Preparation time
less than 30 mins
Cooking time
10 to 30 mins
Serves
Serves 2
From Saturday Kitchen
Ingredients
For the fritters
- 1 large potato, peeled and grated
- 3 slices of long sliced smoked salmon, cut into strips
- 1 tbsp fresh dill, chopped
- 2 free-range eggs, beaten
- 2 tbsp plain flour
- salt and freshly ground black pepper
- vegetable oil, for frying
To serve
- 2 free-range eggs
- 4 slices streaky bacon
- 50ml/2fl oz maple syrup
- ½ tsp sweet smoked paprika, plus extra
- 100g/3½oz spinach, wilted
Method
To make the fritters, mix all the ingredients together in a bowl and season with salt and pepper. Form into two equal-sized rounds and set aside until ready to cook.
Bring a pan of water to the boil, then cook the eggs for 6 minutes until soft-boiled. Remove the boiled eggs from the water and run under cold water for a minute or two. When cool enough to handle, peel the eggs and set aside.

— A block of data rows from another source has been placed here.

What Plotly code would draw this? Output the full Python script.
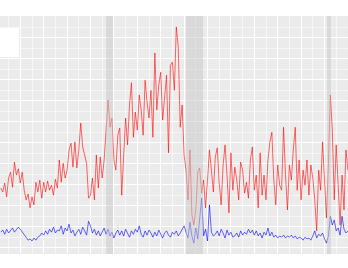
import plotly.graph_objects as go

months = list(range(-10, 169))

red = [14.2, 13.3, 15.4, 12.1, 16.6, 18.0, 14.4, 20.4, 17.3, 18.8,
       15.4, 18.0, 13.7, 11.4, 12.8, 9.5, 12.1, 10.2, 15.6, 13.3,
       16.1, 11.8, 15.6, 13.3, 15.9, 13.7, 14.9, 12.5, 16.3, 14.2,
       20.9, 15.6, 20.1, 16.6, 18.5, 23.3, 24.9, 19.2, 25.2, 19.0,
       23.3, 29.7, 24.0, 22.1, 20.1, 11.8, 12.5, 16.6, 11.4, 22.1,
       14.2, 21.6, 16.6, 20.9, 27.3, 35.2, 28.7, 30.9, 20.9, 18.5,
       26.8, 28.5, 12.5, 20.9, 30.9, 24.5, 34.0, 39.3, 26.3, 32.3,
       28.0, 36.4, 32.8, 26.8, 39.9, 34.7, 30.9, 37.5, 26.3, 46.4,
       32.8, 38.7, 41.8, 30.4, 35.6, 41.1, 22.6, 43.5, 44.2, 37.5,
       52.6, 47.8, 28.7, 34.0, 22.1, 18.5, 11.4, 23.3, 7.8, 5.4,
       9.0, 18.0, 19.0, 13.0, 16.1, 9.5, 16.1, 23.3, 18.5, 13.3,
       21.6, 23.8, 15.4, 10.2, 19.7, 24.5, 17.3, 8.3, 22.6, 13.7,
       19.2, 16.1, 11.4, 20.4, 18.5, 13.0, 15.6, 11.8, 20.9, 24.0,
       13.7, 17.3, 9.5, 22.6, 12.5, 17.3, 11.4, 20.9, 25.2, 27.5,
       16.1, 10.2, 19.7, 14.9, 13.7, 28.7, 17.3, 9.0, 19.7, 16.1,
       23.3, 28.7, 13.7, 20.9, 11.4, 18.5, 14.9, 20.9, 12.5, 19.7,
       16.6, 11.4, 4.0, 18.5, 13.7, 25.2, 16.1, 7.1, 19.7, 36.4,
       28.0, 11.4, 24.5, 13.7, 5.4, 17.3, 9.0, 23.3, 18.5]

blue = [3.7, 4.2, 3.2, 4.4, 3.5, 4.0, 4.7, 3.7, 4.2, 4.9,
        4.4, 3.7, 3.0, 2.3, 1.8, 2.1, 1.6, 2.3, 1.8, 2.5,
        2.8, 3.5, 3.0, 4.0, 3.2, 4.4, 3.7, 4.9, 3.5, 4.2,
        4.0, 5.2, 3.2, 4.7, 4.0, 5.6, 3.5, 4.2, 2.8, 3.7,
        4.4, 3.2, 4.9, 4.0, 3.0, 6.3, 5.2, 3.5, 4.4, 3.0,
        4.0, 2.8, 3.7, 4.7, 3.2, 4.4, 2.8, 3.7, 2.3, 3.5,
        4.2, 3.0, 4.0, 2.8, 4.4, 3.5, 2.5, 4.0, 3.2, 4.4,
        3.7, 5.2, 3.2, 2.5, 4.0, 3.0, 4.2, 3.5, 2.5, 3.7,
        2.8, 4.2, 3.2, 2.3, 3.5, 4.0, 3.0, 2.5, 3.7, 3.2,
        4.0, 2.8, 3.5, 4.4, 5.2, 3.7, 2.3, 6.1, 2.8, 1.1,
        4.7, 2.1, 7.8, 11.8, 2.8, 4.4, 1.6, 10.2, 3.7, 2.8,
        3.2, 4.0, 2.8, 4.4, 3.5, 2.3, 4.2, 3.0, 3.7, 2.5,
        2.8, 3.5, 2.5, 4.0, 3.0, 3.7, 3.2, 4.4, 3.5, 4.2,
        3.0, 4.0, 2.8, 3.5, 2.3, 3.7, 3.0, 4.7, 2.8, 3.7,
        2.5, 3.0, 2.3, 2.8, 2.5, 3.0, 2.3, 2.8, 2.5, 3.0,
        2.3, 2.8, 2.1, 2.5, 2.3, 1.8, 2.5, 2.1, 2.3, 1.8,
        2.8, 4.0, 2.3, 3.2, 2.8, 3.5, 2.1, 1.1, 2.8, 7.5,
        5.4, 6.6, 4.0, 4.7, 3.0, 7.5, 4.4, 3.5, 4.0]

bands = [(44.0, 47.5), (85.0, 93.7), (157.3, 159.3)]

fig = go.Figure()
fig.add_trace(go.Scatter(x=months, y=red, mode="lines", name="red",
                         line=dict(color="rgba(255,0,0,0.65)", width=0.9)))
fig.add_trace(go.Scatter(x=months, y=blue, mode="lines", name="blue",
                         line=dict(color="rgba(0,0,255,0.65)", width=0.9)))

for a, b in bands:
    fig.add_shape(type="rect", xref="x", yref="paper", x0=a, x1=b, y0=0, y1=1,
                  fillcolor="rgba(200,200,200,0.5)", line=dict(width=0), layer="above")

fig.add_shape(type="rect", xref="paper", yref="paper", x0=0, x1=19/348, y0=(254-57)/238, y1=(254-28)/238,
              fillcolor="white", line=dict(width=0), layer="above")

fig.update_layout(
    width=348, height=268,
    margin=dict(l=0, r=0, t=16, b=14),
    paper_bgcolor="white", plot_bgcolor="#EBEBEB",
    showlegend=False,
    xaxis=dict(range=[-10.41, 168.05], showticklabels=False, zeroline=False,
               tick0=0, dtick=12, gridcolor="white", gridwidth=1.1, ticks="",
               minor=dict(tick0=6, dtick=12, gridcolor="rgba(255,255,255,0.55)", gridwidth=0.6, showgrid=True)),
    yaxis=dict(range=[-1.5, 55.2], showticklabels=False, zeroline=False,
               tick0=0, dtick=5, gridcolor="white", gridwidth=1.1, ticks="",
               minor=dict(tick0=2.5, dtick=5, gridcolor="rgba(255,255,255,0.55)", gridwidth=0.6, showgrid=True)),
)

fig.write_html("out.html")
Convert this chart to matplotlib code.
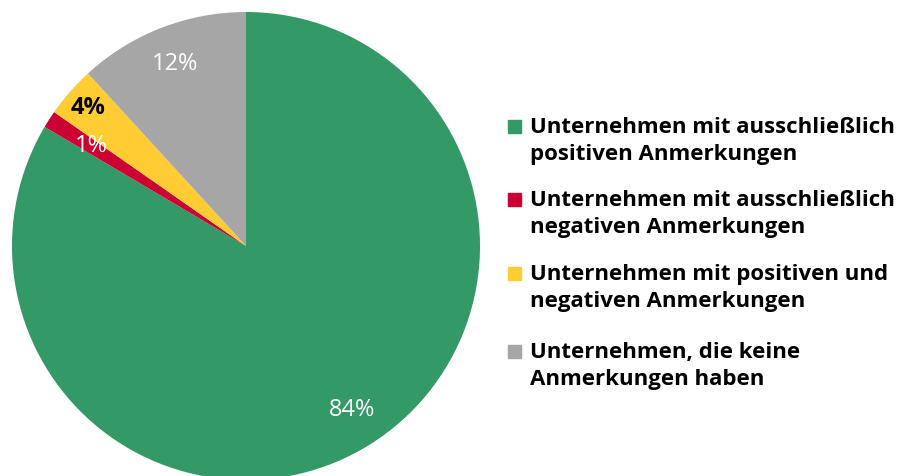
import numpy as np
import matplotlib.pyplot as plt
from matplotlib.patches import Rectangle

# data
categories = [
    "Unternehmen mit ausschließlich\npositiven Anmerkungen",
    "Unternehmen mit ausschließlich\nnegativen Anmerkungen",
    "Unternehmen mit positiven und\nnegativen Anmerkungen",
    "Unternehmen, die keine\nAnmerkungen haben",
]
shares = [83.5, 1.2, 3.5, 11.8]
pct_labels = ["84%", "1%", "4%", "12%"]

colors = ["#339966", "#CC0033", "#FFCC33", "#A6A6A6"]
label_colors = ["white", "white", "black", "white"]
label_weights = ["normal", "normal", "bold", "normal"]
label_radius = [0.83, 0.79, 0.90, 0.84]
label_turn = [3.5, -0.5, 0, 0]   # degrees, nudges the label off the wedge middle

plt.rcParams['font.family'] = ['Open Sans', 'DejaVu Sans']

W, H = 901, 477
fig = plt.figure(figsize=(W / 100, H / 100), dpi=100)

# pie axes: centre (246, 247) px, radius 234 px
cx, cy, r = 246, 247, 234
ax = fig.add_axes([(cx - r) / W, (H - cy - r) / H, 2 * r / W, 2 * r / H])
wedges, _ = ax.pie(shares, colors=colors, startangle=90, counterclock=False,
                   radius=1, wedgeprops=dict(linewidth=0))
ax.set_xlim(-1, 1)
ax.set_ylim(-1, 1)
ax.set_aspect('auto')
ax.axis('off')

for w, lab, c, fw, rr, dt in zip(wedges, pct_labels, label_colors,
                                 label_weights, label_radius, label_turn):
    mid = np.deg2rad((w.theta1 + w.theta2) / 2 + dt)
    ax.text(rr * np.cos(mid), rr * np.sin(mid), lab, ha='center', va='center',
            color=c, fontsize=17, fontweight=fw)

# legend drawn by hand
legend_y = [127, 200, 274, 352]
for cat, col, y in zip(categories, colors, legend_y):
    fig.patches.append(Rectangle((508 / W, (H - y - 7) / H), 13 / W, 13 / H,
                                 transform=fig.transFigure, color=col))
    fig.text(530 / W, (H - y + 10) / H, cat, ha='left', va='top',
             fontsize=16, fontweight='bold', color='black', linespacing=1.39)

fig.savefig("out.png", dpi=100)
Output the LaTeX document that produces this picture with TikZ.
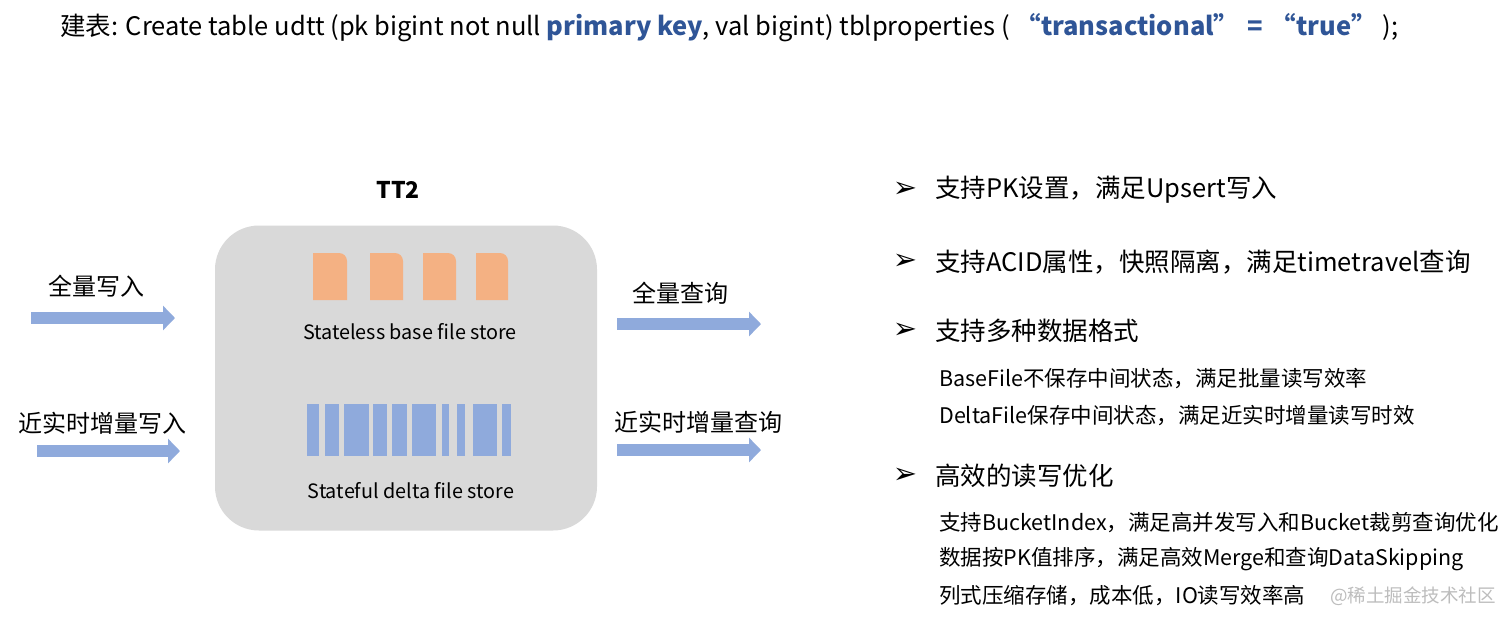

To cook the fritters, heat 2 tbsp oil in a frying pan over a medium heat. Fry the fritters for 2 minutes on each side or until golden-brown and crisp.
Meanwhile, fry the bacon until crispy. In a small pan, boil the maple syrup together with the paprika.
Serve the fritters alongside the wilted spinach and soft-boiled egg. Top with the crispy bacon and spoon some maple syrup over the top and a pinch more paprika to finish.